# Listing

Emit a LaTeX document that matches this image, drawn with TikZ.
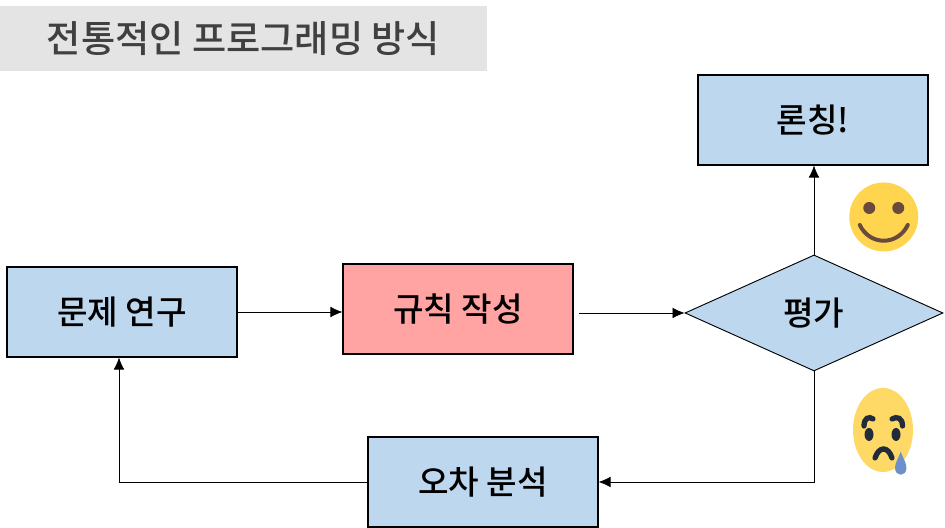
\documentclass[tikz,border=0pt]{standalone}
\usepackage{fontspec}
\setmainfont{Noto Sans CJK KR Medium}
\usetikzlibrary{arrows.meta,shapes.geometric,positioning,calc}
\definecolor{boxblue}{HTML}{BDD7EE}
\definecolor{boxred}{HTML}{FFA3A3}
\definecolor{titlegray}{HTML}{E4E4E4}
\definecolor{smileyellow}{HTML}{FFD54F}
\definecolor{sadyellow}{HTML}{FFD966}
\definecolor{smilebrown}{HTML}{6B4A3E}
\definecolor{saddark}{HTML}{222B3A}
\definecolor{tearblue}{HTML}{6F8FCB}
\begin{document}
\begin{tikzpicture}[
    box/.style={draw, line width=0.9pt, minimum width=6.085cm, minimum height=2.381cm, align=center, font=\fontsize{25}{30}\selectfont, fill=boxblue},
    dec/.style={draw, line width=0.7pt, diamond, aspect=2.224, inner sep=0pt, minimum width=6.825cm, minimum height=3.069cm, align=center, font=\fontsize{25}{30}\selectfont, fill=boxblue},
    titlebox/.style={minimum width=12.88cm, minimum height=1.72cm, font=\fontsize{28}{32}\selectfont, fill=titlegray, text=black!75},
    arr/.style={-{Latex[length=9pt,width=8pt]}, line width=0.5pt},
    face/.style={x=0.02646cm, y=0.02646cm}
]
\useasboundingbox (0,0) rectangle (25,13.968);
\node[titlebox] (title) at (6.442,12.950) {전통적인 프로그래밍 방식};
\node[box] (launch) at (21.508,10.794) {론칭!};
\node[box] (study) at (3.228,5.714) {문제 연구};
\node[box, fill=boxred] (rule) at (12.116,5.794) {규칙 작성};
\node[dec] (eval) at (21.534,5.688) {평가};
\node[box] (err) at (12.778,1.217) {오차 분석};

\draw[arr] (study.east) -- (rule.west |- study.east);
\draw[arr, shorten <=4pt] (rule.east |- eval.west) -- (eval.west);
\draw[arr] (eval.north) -- (launch.south -| eval.north);
\draw[arr] (eval.south) |- (err.east);
\draw[arr] (err.west) -| ($(study.south)+(-0.08,0)$);

\begin{scope}[face, shift={(23.38cm,8.228cm)}]
\fill[smileyellow] (0,0) circle (34.5);
\fill[smilebrown] (-14.5,9) circle (6) (14.5,9) circle (6);
\draw[smilebrown, line width=3pt, line cap=round] (-24,-8) .. controls (-14,-29) and (14,-29) .. (24,-8);
\end{scope}
\begin{scope}[face, shift={(23.36cm,2.593cm)}]
\fill[sadyellow] (0,0) ellipse (30 and 42);
\fill[saddark] (-14,-4.5) ellipse (4.5 and 6.5) (13,-4.5) ellipse (4.5 and 6.5);
\draw[saddark, line width=4pt, line cap=round] (-19,4) .. controls (-19,12) and (-14,14) .. (-10,11);
\draw[saddark, line width=4pt, line cap=round] (19.5,4) .. controls (19.5,12) and (14,14) .. (9,11);
\draw[saddark, line width=4pt, line cap=round] (-8,-28) .. controls (-4,-16) and (5,-16) .. (9,-28);
\fill[tearblue] (17.7,-21.7) .. controls (15,-29) and (12,-33) .. (12,-38) .. controls (12,-47) and (23.4,-47) .. (23.4,-38) .. controls (23.4,-33) and (20.4,-29) .. (17.7,-21.7);
\end{scope}
\end{tikzpicture}
\end{document}
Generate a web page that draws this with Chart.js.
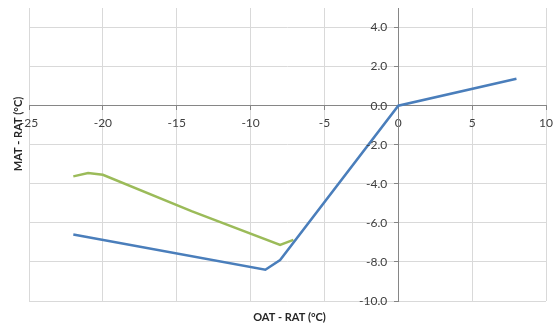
<!DOCTYPE html>
<html>
<head>
<meta charset="utf-8">
<script src="https://cdn.jsdelivr.net/npm/chart.js@4"></script>
<style>
  body { margin: 0; background: #fff; }
  #wrap { width: 554px; height: 325px; }
</style>
</head>
<body>
<div id="wrap"><canvas id="myChart"></canvas></div>
<script>
// blue series (OAT - RAT vs MAT - RAT)
const blueX = [-22, -9, -8, 0, 8];
const blueY = [-6.6, -8.4, -7.9, 0, 1.38];

// green series
const greenX = [-22, -21, -20, -14, -8, -7.1];
const greenY = [-3.62, -3.45, -3.54, -5.4, -7.13, -6.87];

const xTitle = 'OAT - RAT (°C)';
const yTitle = 'MAT - RAT (°C)';

const tickFont = '12px Lato';
const tickColor = '#404040';

function toPoints(xs, ys) {
  const pts = [];
  for (let i = 0; i < xs.length; i += 1) {
    pts.push({ x: xs[i], y: ys[i] });
  }
  return pts;
}

// axis titles sit at the edges, and y tick labels need a gap from the crossing axis
const axisText = {
  id: 'axisText',
  afterDraw(chart) {
    const ctx = chart.ctx;
    const area = chart.chartArea;
    const yScale = chart.scales.y;
    const axisX = chart.scales.x.getPixelForValue(0);
    ctx.save();
    ctx.fillStyle = tickColor;
    ctx.font = tickFont;
    ctx.textAlign = 'right';
    ctx.textBaseline = 'middle';
    yScale.ticks.forEach(t => {
      ctx.fillText(t.value.toFixed(1), axisX - 11, yScale.getPixelForValue(t.value));
    });

    ctx.fillStyle = '#262626';
    ctx.font = 'bold 11px Lato';
    ctx.textAlign = 'center';
    ctx.fillText(xTitle, (area.left + area.right) / 2 + 2, 317);
    ctx.translate(18, 134);
    ctx.rotate(-Math.PI / 2);
    ctx.fillText(yTitle, 0, 0);
    ctx.restore();
  }
};

const ctx = document.getElementById('myChart').getContext('2d');

const myChart = new Chart(ctx, {
  type: 'scatter',
  data: {
    datasets: [{
      label: 'Blue',
      data: toPoints(blueX, blueY),
      showLine: true,
      borderColor: 'rgb(74, 126, 187)',
      backgroundColor: 'rgb(74, 126, 187)',
      borderWidth: 2.5,
      pointRadius: 0,
      tension: 0
    }, {
      label: 'Green',
      data: toPoints(greenX, greenY),
      showLine: true,
      borderColor: 'rgb(155, 187, 89)',
      backgroundColor: 'rgb(155, 187, 89)',
      borderWidth: 2.5,
      pointRadius: 0,
      tension: 0
    }]
  },
  options: {
    responsive: true,
    maintainAspectRatio: false,
    animation: false,
    layout: { padding: { left: 29, right: 8, top: 8, bottom: 24 } },
    plugins: {
      legend: { display: false },
      tooltip: { enabled: false }
    },
    scales: {
      x: {
        type: 'linear',
        position: { y: 0 },
        min: -25,
        max: 10,
        afterFit: (scale) => {
          scale.paddingLeft = 0;
          scale.paddingRight = 0;
        },
        ticks: {
          stepSize: 5,
          color: tickColor,
          font: { family: 'Lato', size: 12 },
          padding: 6,
          maxRotation: 0,
          autoSkip: false
        },
        grid: { color: '#d9d9d9', tickColor: '#868686', tickLength: 4 },
        border: { color: '#868686', width: 1 }
      },
      y: {
        type: 'linear',
        position: { x: 0 },
        min: -10,
        max: 5,
        ticks: {
          stepSize: 2,
          includeBounds: false,
          display: false
        },
        grid: { color: '#d9d9d9', tickColor: '#868686', tickLength: 4 },
        border: { color: '#868686', width: 1 }
      }
    }
  },
  plugins: [axisText]
});
</script>
</body>
</html>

# What you have to do
Leave out the pictures and give the listing above again exactly.

# Expected answer
Emit a LaTeX document that matches this image, drawn with TikZ.
\documentclass[tikz,border=0pt]{standalone}
\usepackage{fontspec}
\setmainfont{Noto Sans CJK KR Medium}
\usetikzlibrary{arrows.meta,shapes.geometric,positioning,calc}
\definecolor{boxblue}{HTML}{BDD7EE}
\definecolor{boxred}{HTML}{FFA3A3}
\definecolor{titlegray}{HTML}{E4E4E4}
\definecolor{smileyellow}{HTML}{FFD54F}
\definecolor{sadyellow}{HTML}{FFD966}
\definecolor{smilebrown}{HTML}{6B4A3E}
\definecolor{saddark}{HTML}{222B3A}
\definecolor{tearblue}{HTML}{6F8FCB}
\begin{document}
\begin{tikzpicture}[
    box/.style={draw, line width=0.9pt, minimum width=6.085cm, minimum height=2.381cm, align=center, font=\fontsize{25}{30}\selectfont, fill=boxblue},
    dec/.style={draw, line width=0.7pt, diamond, aspect=2.224, inner sep=0pt, minimum width=6.825cm, minimum height=3.069cm, align=center, font=\fontsize{25}{30}\selectfont, fill=boxblue},
    titlebox/.style={minimum width=12.88cm, minimum height=1.72cm, font=\fontsize{28}{32}\selectfont, fill=titlegray, text=black!75},
    arr/.style={-{Latex[length=9pt,width=8pt]}, line width=0.5pt},
    face/.style={x=0.02646cm, y=0.02646cm}
]
\useasboundingbox (0,0) rectangle (25,13.968);
\node[titlebox] (title) at (6.442,12.950) {전통적인 프로그래밍 방식};
\node[box] (launch) at (21.508,10.794) {론칭!};
\node[box] (study) at (3.228,5.714) {문제 연구};
\node[box, fill=boxred] (rule) at (12.116,5.794) {규칙 작성};
\node[dec] (eval) at (21.534,5.688) {평가};
\node[box] (err) at (12.778,1.217) {오차 분석};

\draw[arr] (study.east) -- (rule.west |- study.east);
\draw[arr, shorten <=4pt] (rule.east |- eval.west) -- (eval.west);
\draw[arr] (eval.north) -- (launch.south -| eval.north);
\draw[arr] (eval.south) |- (err.east);
\draw[arr] (err.west) -| ($(study.south)+(-0.08,0)$);

\begin{scope}[face, shift={(23.38cm,8.228cm)}]
\fill[smileyellow] (0,0) circle (34.5);
\fill[smilebrown] (-14.5,9) circle (6) (14.5,9) circle (6);
\draw[smilebrown, line width=3pt, line cap=round] (-24,-8) .. controls (-14,-29) and (14,-29) .. (24,-8);
\end{scope}
\begin{scope}[face, shift={(23.36cm,2.593cm)}]
\fill[sadyellow] (0,0) ellipse (30 and 42);
\fill[saddark] (-14,-4.5) ellipse (4.5 and 6.5) (13,-4.5) ellipse (4.5 and 6.5);
\draw[saddark, line width=4pt, line cap=round] (-19,4) .. controls (-19,12) and (-14,14) .. (-10,11);
\draw[saddark, line width=4pt, line cap=round] (19.5,4) .. controls (19.5,12) and (14,14) .. (9,11);
\draw[saddark, line width=4pt, line cap=round] (-8,-28) .. controls (-4,-16) and (5,-16) .. (9,-28);
\fill[tearblue] (17.7,-21.7) .. controls (15,-29) and (12,-33) .. (12,-38) .. controls (12,-47) and (23.4,-47) .. (23.4,-38) .. controls (23.4,-33) and (20.4,-29) .. (17.7,-21.7);
\end{scope}
\end{tikzpicture}
\end{document}
Generate a web page that draws this with Chart.js.
<!DOCTYPE html>
<html>
<head>
<meta charset="utf-8">
<script src="https://cdn.jsdelivr.net/npm/chart.js@4"></script>
<style>
  body { margin: 0; background: #fff; }
  #wrap { width: 554px; height: 325px; }
</style>
</head>
<body>
<div id="wrap"><canvas id="myChart"></canvas></div>
<script>
// blue series (OAT - RAT vs MAT - RAT)
const blueX = [-22, -9, -8, 0, 8];
const blueY = [-6.6, -8.4, -7.9, 0, 1.38];

// green series
const greenX = [-22, -21, -20, -14, -8, -7.1];
const greenY = [-3.62, -3.45, -3.54, -5.4, -7.13, -6.87];

const xTitle = 'OAT - RAT (°C)';
const yTitle = 'MAT - RAT (°C)';

const tickFont = '12px Lato';
const tickColor = '#404040';

function toPoints(xs, ys) {
  const pts = [];
  for (let i = 0; i < xs.length; i += 1) {
    pts.push({ x: xs[i], y: ys[i] });
  }
  return pts;
}

// axis titles sit at the edges, and y tick labels need a gap from the crossing axis
const axisText = {
  id: 'axisText',
  afterDraw(chart) {
    const ctx = chart.ctx;
    const area = chart.chartArea;
    const yScale = chart.scales.y;
    const axisX = chart.scales.x.getPixelForValue(0);
    ctx.save();
    ctx.fillStyle = tickColor;
    ctx.font = tickFont;
    ctx.textAlign = 'right';
    ctx.textBaseline = 'middle';
    yScale.ticks.forEach(t => {
      ctx.fillText(t.value.toFixed(1), axisX - 11, yScale.getPixelForValue(t.value));
    });

    ctx.fillStyle = '#262626';
    ctx.font = 'bold 11px Lato';
    ctx.textAlign = 'center';
    ctx.fillText(xTitle, (area.left + area.right) / 2 + 2, 317);
    ctx.translate(18, 134);
    ctx.rotate(-Math.PI / 2);
    ctx.fillText(yTitle, 0, 0);
    ctx.restore();
  }
};

const ctx = document.getElementById('myChart').getContext('2d');

const myChart = new Chart(ctx, {
  type: 'scatter',
  data: {
    datasets: [{
      label: 'Blue',
      data: toPoints(blueX, blueY),
      showLine: true,
      borderColor: 'rgb(74, 126, 187)',
      backgroundColor: 'rgb(74, 126, 187)',
      borderWidth: 2.5,
      pointRadius: 0,
      tension: 0
    }, {
      label: 'Green',
      data: toPoints(greenX, greenY),
      showLine: true,
      borderColor: 'rgb(155, 187, 89)',
      backgroundColor: 'rgb(155, 187, 89)',
      borderWidth: 2.5,
      pointRadius: 0,
      tension: 0
    }]
  },
  options: {
    responsive: true,
    maintainAspectRatio: false,
    animation: false,
    layout: { padding: { left: 29, right: 8, top: 8, bottom: 24 } },
    plugins: {
      legend: { display: false },
      tooltip: { enabled: false }
    },
    scales: {
      x: {
        type: 'linear',
        position: { y: 0 },
        min: -25,
        max: 10,
        afterFit: (scale) => {
          scale.paddingLeft = 0;
          scale.paddingRight = 0;
        },
        ticks: {
          stepSize: 5,
          color: tickColor,
          font: { family: 'Lato', size: 12 },
          padding: 6,
          maxRotation: 0,
          autoSkip: false
        },
        grid: { color: '#d9d9d9', tickColor: '#868686', tickLength: 4 },
        border: { color: '#868686', width: 1 }
      },
      y: {
        type: 'linear',
        position: { x: 0 },
        min: -10,
        max: 5,
        ticks: {
          stepSize: 2,
          includeBounds: false,
          display: false
        },
        grid: { color: '#d9d9d9', tickColor: '#868686', tickLength: 4 },
        border: { color: '#868686', width: 1 }
      }
    }
  },
  plugins: [axisText]
});
</script>
</body>
</html>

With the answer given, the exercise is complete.